On September 28, the Global Taiwan Institute held a public seminar commemorating the 22nd anniversary of the Clinton administration’s Taiwan Policy Review. The first and only Review was conducted 15 years after Washington de-recognized the Republic of China (ROC) and the US Congress passed the Taiwan Relations Act (TRA), and 12 years after President Ronald Reagan delivered the Six Assurances.[1]
In this special issue of the Global Taiwan Brief, we invited several American experts on the United States’ Taiwan policy to share their views on whether the US government ought to conduct another Review. These articles are best considered as a supplement to GTI’s seminar on the TPR that covered the policy context for the 1994 Review. One of the articles solicited for this series will be released in a forthcoming issue.
The TPR laid out—among other proposals—nine policy changes to how the United States would conduct its relations with Taiwan (as published by the Formosan Association for Public Affairs). They include:
- Permit Taiwan’s top leadership to transit US territory for their travel convenience, for periods of time normal for transits, but without undertaking any public activities. We will consider each case individually.
- We are prepared to initiate, under AIT auspices, a sub-Cabinet economic dialogue (at the under-Secretary level) and TIFA (Trade and Investment Framework Agreement) talks with Taiwan. We will be in touch with you with specific proposals in this regard.
- When we believe it is clearly appropriate, we will more actively support Taiwan’s membership in international organizations accepting non-states as members, and look for ways to have Taiwan’s voice heard in organizations of states where Taiwan’s membership is not possible.
- We will permit high level US Government officials, from economic and technical agencies to visit Taiwan, as well as more senior economic and technical officers from the Department of State. As we do this, we will make judgments as to what level of visitor best serve our interests.
- We will permit US government officials to travel to Taiwan to meet with your officials at whatever level.
- We will permit all AIT employees, including the Director and Deputy Director, access to your Foreign Affairs Ministry, if so desired.
- In the US we will permit US Cabinet-level officials from economic and technical departments to meet with Taiwan representatives and visitors in official settings. These meetings will be arranged through AIT.
- We will permit State Department Officials at the Under Secretary level and below, who handle economic and technical issues to meet Taiwan representatives but in unofficial settings.
While the Review noted several policies that were not affected by the review, it was meant as a prescriptive list, detailing what the executive branch proposed to do in order to enhance the conduct of relations between the United States and Taiwan. More importantly, the TPR was not a prohibitive list of what the executive branch cannot or will not do.
Yet, as it currently stands, how the US government conducts its unofficial relations with Taiwan runs in a labyrinth of self-imposed restrictions.

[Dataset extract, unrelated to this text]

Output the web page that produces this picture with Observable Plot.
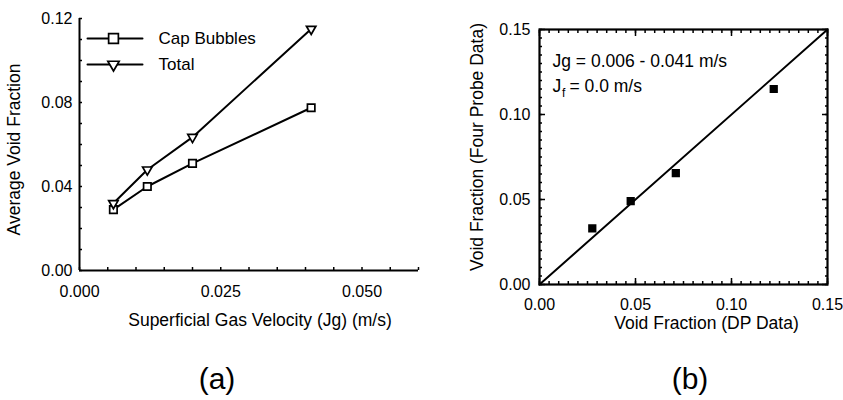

It is, as the late US Ambassador Harvey Feldman aptly described in his 1999 Senate Foreign Relations testimony, an exercise in “having to operate a foreign policy which denies that Taiwan is a nation and its government is a government while both American law and manifest reality make clear that it indeed is both.”

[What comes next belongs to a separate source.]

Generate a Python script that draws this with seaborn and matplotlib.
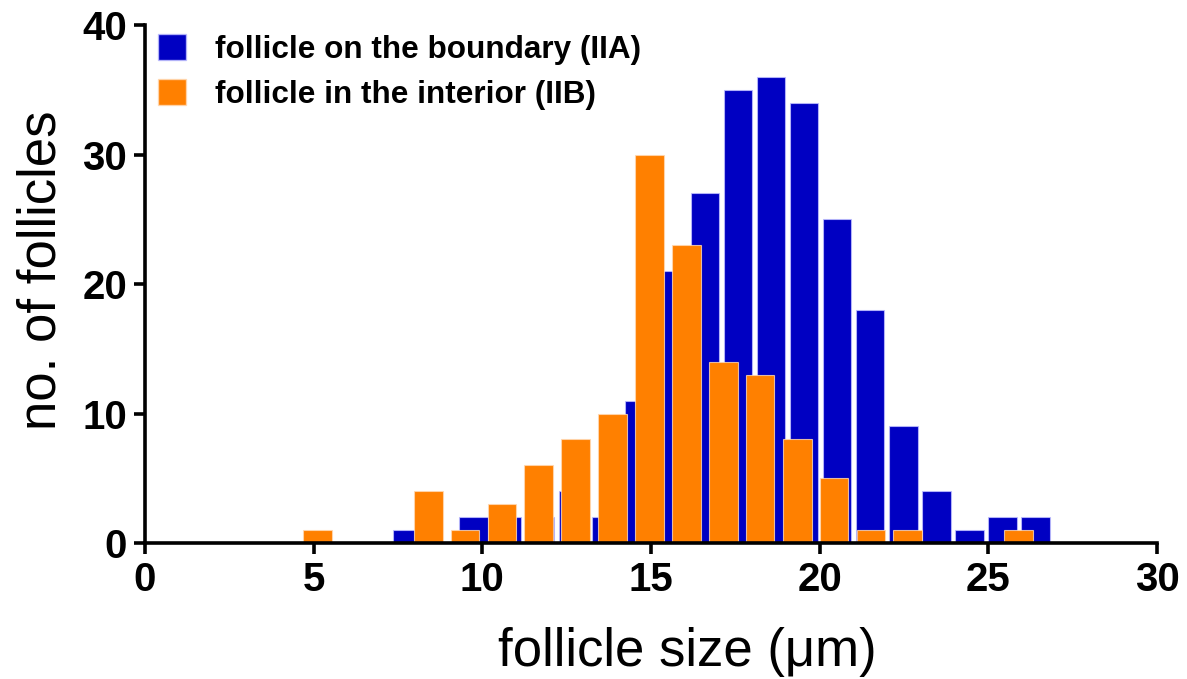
import numpy as np
import pandas as pd
import matplotlib
matplotlib.use("Agg")
import matplotlib.pyplot as plt
from matplotlib.patches import Patch
import seaborn as sns

# ---- data ----
blue_label = "follicle on the boundary (IIA)"
orange_label = "follicle in the interior (IIB)"

blue_centers = [7.78, 8.76, 9.74, 10.72, 11.70, 12.68, 13.66, 14.64, 15.62, 16.60,
                17.58, 18.56, 19.54, 20.52, 21.50, 22.48, 23.46, 24.44, 25.42, 26.40]
blue_counts = [1, 0, 2, 2, 2, 4, 2, 11, 21, 27, 35, 36, 34, 25, 18, 9, 4, 1, 2, 2]
blue_binwidth = 0.98

orange_centers = [5.11, 6.20, 7.30, 8.39, 9.49, 10.58, 11.67, 12.77, 13.86, 14.96,
                  16.05, 17.14, 18.24, 19.33, 20.43, 21.52, 22.61, 23.71, 24.80, 25.90]
orange_counts = [1, 0, 0, 4, 1, 3, 6, 8, 10, 30, 23, 14, 13, 8, 5, 1, 1, 0, 0, 1]
orange_binwidth = 1.094

x_ticks = [0, 5, 10, 15, 20, 25, 30]
y_ticks = [0, 10, 20, 30, 40]
x_label = "follicle size (\u03bcm)"
y_label = "no. of follicles"

BLUE = "#0000C2"
ORANGE = "#FF8000"

sns.set_style("ticks")
plt.rcParams["font.family"] = ["Liberation Sans", "DejaVu Sans"]
plt.rcParams["text.color"] = "black"
plt.rcParams["axes.labelcolor"] = "black"
plt.rcParams["xtick.color"] = "black"
plt.rcParams["ytick.color"] = "black"

fig = plt.figure(figsize=(11.87, 6.79), dpi=100)
ax = fig.add_axes([145 / 1187, 1 - 543 / 679, (1157 - 145) / 1187, (543 - 25) / 679])


def edges_from(centers, bw):
    c = np.asarray(centers, dtype=float)
    return [float(v) for v in np.concatenate([c - bw / 2, [c[-1] + bw / 2]])]


df_b = pd.DataFrame({"size": blue_centers, "n": blue_counts})
df_o = pd.DataFrame({"size": orange_centers, "n": orange_counts})

sns.histplot(data=df_b, x="size", weights="n", bins=edges_from(blue_centers, blue_binwidth),
             shrink=0.86, color=BLUE, alpha=1, edgecolor=(0.75, 0.75, 1.0, 0.8),
             linewidth=0.8, ax=ax)
sns.histplot(data=df_o, x="size", weights="n", bins=edges_from(orange_centers, orange_binwidth),
             shrink=0.775, color=ORANGE, alpha=1, edgecolor=(1.0, 0.85, 0.7, 0.8),
             linewidth=0.8, ax=ax)

ax.set_xlim(0, 30)
ax.set_ylim(0, 40)
ax.set_xticks(x_ticks)
ax.set_yticks(y_ticks)
ax.set_xticklabels([str(t) for t in x_ticks], fontsize=29, fontweight="bold", color="black")
ax.set_yticklabels([str(t) for t in y_ticks], fontsize=29, fontweight="bold", color="black")
ax.tick_params(axis="both", direction="out", length=8, width=2.6, color="black", pad=5)
ax.set_xlabel(x_label, fontsize=38, color="black")
ax.xaxis.set_label_coords(0.5356, -0.163)
ax.set_ylabel(y_label, fontsize=38, color="black")
ax.yaxis.set_label_coords(-0.078, 0.527)

sns.despine(ax=ax)
for s in ["left", "bottom"]:
    ax.spines[s].set_linewidth(2.6)
    ax.spines[s].set_color("black")
ax.spines["left"].set_zorder(5)
ax.spines["bottom"].set_zorder(5)
ax.grid(False)

handles = [Patch(facecolor=BLUE, edgecolor=(0.75, 0.75, 1.0, 0.8)),
           Patch(facecolor=ORANGE, edgecolor=(1.0, 0.85, 0.7, 0.8))]
leg = ax.legend(handles, [blue_label, orange_label], loc="upper left",
                bbox_to_anchor=(13 / 1012, 1 - 9 / 518), frameon=False,
                prop={"size": 22.7, "weight": "bold"},
                handlelength=0.9, handleheight=0.9, handletextpad=0.92,
                labelspacing=0.45, borderaxespad=0.0, borderpad=0.0)
for t in leg.get_texts():
    t.set_color("black")

fig.savefig("out.png", dpi=100)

In 2014, former Deputy Assistant Secretary of State for East Asian and Pacific Affairs Randy Schriver stated, in reference to limitations on contacts between US and Taiwan officials, that “[more] contacts are, in part, a recognition of what Taiwan deserves—the dignity aspects—but there’s also some real practical reasons to improve contact … [i]ncrementally changing that before we arrive at another crisis point would be to our advantage.”
The findings of the Senate version of the Taiwan Travel Act, which was sponsored by Senators Marco Rubio, James Inhofe, and Cory Gardener and introduced on September 27, 2016, make clear: “Since the enactment of the Taiwan Relations Act, relations between the United States and Taiwan have suffered from a lack of communication due to the self-imposed restrictions that the United States maintains on high-level visits with Taiwan” [emphasis added].

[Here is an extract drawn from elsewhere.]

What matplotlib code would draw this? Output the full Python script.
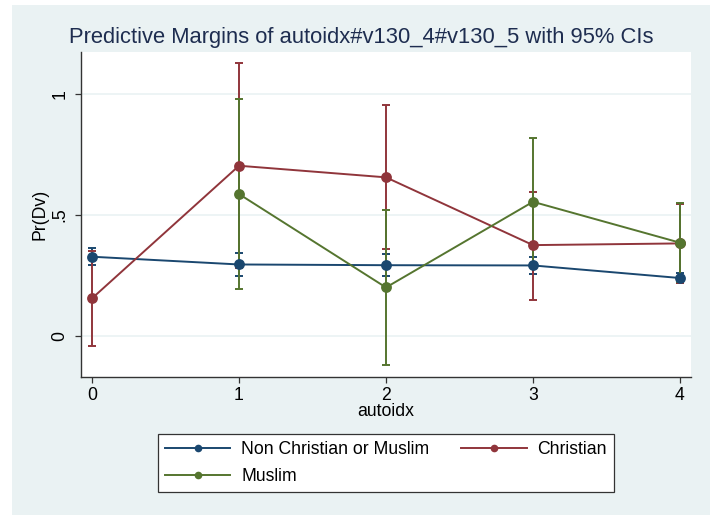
import matplotlib
matplotlib.use("Agg")
import matplotlib.pyplot as plt
from matplotlib.patches import Rectangle
from matplotlib.lines import Line2D

plt.rcParams['font.family'] = ['Liberation Sans', 'DejaVu Sans']

# Predictive margins by autoidx level for each religion group
autoidx = [0, 1, 2, 3, 4]

groups = ["Non Christian or Muslim", "Christian", "Muslim"]

margin_other = [0.328, 0.296, 0.293, 0.292, 0.240]
lower_other = [0.292, 0.249, 0.249, 0.258, 0.219]
upper_other = [0.364, 0.342, 0.338, 0.328, 0.259]

margin_christian = [0.156, 0.704, 0.656, 0.376, 0.383]
lower_christian = [-0.040, 0.281, 0.359, 0.150, 0.218]
upper_christian = [0.352, 1.127, 0.955, 0.596, 0.547]

margin_muslim = [None, 0.587, 0.201, 0.555, 0.386]
lower_muslim = [None, 0.194, -0.119, 0.289, 0.224]
upper_muslim = [None, 0.979, 0.521, 0.820, 0.548]

yticks = [0, 0.5, 1]
ytick_labels = ["0", ".5", "1"]

navy = "#1a476f"
maroon = "#90353b"
forest = "#55752f"
bluish = "#eaf2f3"

W, H = 710, 515
fs = 12.7
fig = plt.figure(figsize=(W / 100, H / 100), dpi=100, facecolor="white")

# graph region background
fig.patches.append(Rectangle((12 / W, 0), (W - 12) / W, (H - 5) / H,
                             transform=fig.transFigure, facecolor=bluish,
                             edgecolor="none", zorder=-10))

ax = fig.add_axes([81 / W, (H - 377) / H, 610 / W, 325 / H])
ax.set_facecolor("white")

series = [
    (margin_other, lower_other, upper_other, navy),
    (margin_christian, lower_christian, upper_christian, maroon),
    (margin_muslim, lower_muslim, upper_muslim, forest),
]

# confidence intervals first, then the margin lines on top
for m, lo, hi, col in series:
    xs = [x for x, v in zip(autoidx, m) if v is not None]
    los = [v for v in lo if v is not None]
    his = [v for v in hi if v is not None]
    ax.vlines(xs, los, his, color=col, linewidth=1.4, zorder=2)
    ax.hlines(los, [x - 0.028 for x in xs], [x + 0.028 for x in xs],
              color=col, linewidth=1.4, zorder=2)
    ax.hlines(his, [x - 0.028 for x in xs], [x + 0.028 for x in xs],
              color=col, linewidth=1.4, zorder=2)

for m, lo, hi, col in series:
    xs = [x for x, v in zip(autoidx, m) if v is not None]
    ms = [v for v in m if v is not None]
    ax.plot(xs, ms, color=col, linewidth=1.4, marker="o", markersize=7.8,
            markeredgewidth=0, zorder=3)

ax.set_xlim(-0.075, 4.075)
ax.set_ylim(-0.169, 1.174)
ax.set_xticks(autoidx)
ax.set_yticks(yticks)
ax.set_yticklabels(ytick_labels, rotation=90, va="center")
ax.grid(axis="y", color=bluish, linewidth=1.2, zorder=0)
ax.set_axisbelow(True)

for s in ("top", "right"):
    ax.spines[s].set_visible(False)
for s in ("left", "bottom"):
    ax.spines[s].set_color("#333333")
    ax.spines[s].set_linewidth(1.0)

ax.tick_params(axis="both", direction="out", length=4, width=0.9,
               color="#333333", labelsize=fs, labelcolor="black")
ax.tick_params(axis="y", pad=5)
ax.tick_params(axis="x", pad=3)

ax.set_xlabel("autoidx", fontsize=fs)
ax.xaxis.set_label_coords(0.5, (377 - 411) / 325)
ax.xaxis.label.set_verticalalignment("center")
ax.set_ylabel("Pr(Dv)", fontsize=fs)
ax.yaxis.set_label_coords((40 - 81) / 610, 0.5)
ax.yaxis.label.set_verticalalignment("center")

fig.text(361 / W, 1 - 37 / H,
         "Predictive Margins of autoidx#v130_4#v130_5 with 95% CIs",
         ha="center", va="center", fontsize=15.8, color="#1e2d50")

handles = [Line2D([], [], color=c, linewidth=1.4, marker="o", markersize=5.5,
                  markeredgewidth=0) for c in (navy, maroon, forest)]
# column-major fill: first column holds entries 0 and 2
order = [0, 2, 1]
leg = fig.legend([handles[i] for i in order], [groups[i] for i in order],
                 loc="lower left",
                 bbox_to_anchor=(158 / W, (H - 492) / H, 456 / W, 58 / H),
                 mode="expand", ncol=2, fontsize=fs, frameon=True,
                 fancybox=False, edgecolor="#333333", facecolor="white",
                 framealpha=1, handlelength=3.7, handletextpad=0.62,
                 labelspacing=0.55, borderpad=0.4, borderaxespad=0,
                 columnspacing=1.0)
leg.get_frame().set_linewidth(0.9)

fig.savefig("out.png", dpi=100, facecolor="white")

Indeed, after 22 years, whether the US government should conduct another Review is ultimately for the American people to decide—and must be based on national interests. But this decision about whether to conduct a review, whether with a capital or lowercase “r,” should also take into consideration American values, the self-imposed nature of the restrictions that govern engagement with Taiwan, and ultimately the importance of soft-balancing for maintaining peace and stability in the Taiwan Strait.
The main point: Whether the United States should conduct another review, capital “r” or otherwise, is ultimately for the American people to decide—and should be decided based on its interests, values, the self-imposed nature of restrictions on engagement with Taiwan, and the need for more soft-balancing in the Taiwan Strait.
[1] Russell Hsiao, “US-Taiwan Relations: Hobson’s Choice and the False Dilemma,” in Strategic Asia 2014–15: US Alliances and Partnerships at the Center of Global Power, ed. Ashley Tellis et al. (Seattle: National Bureau of Asian Research, 2014), 257-287.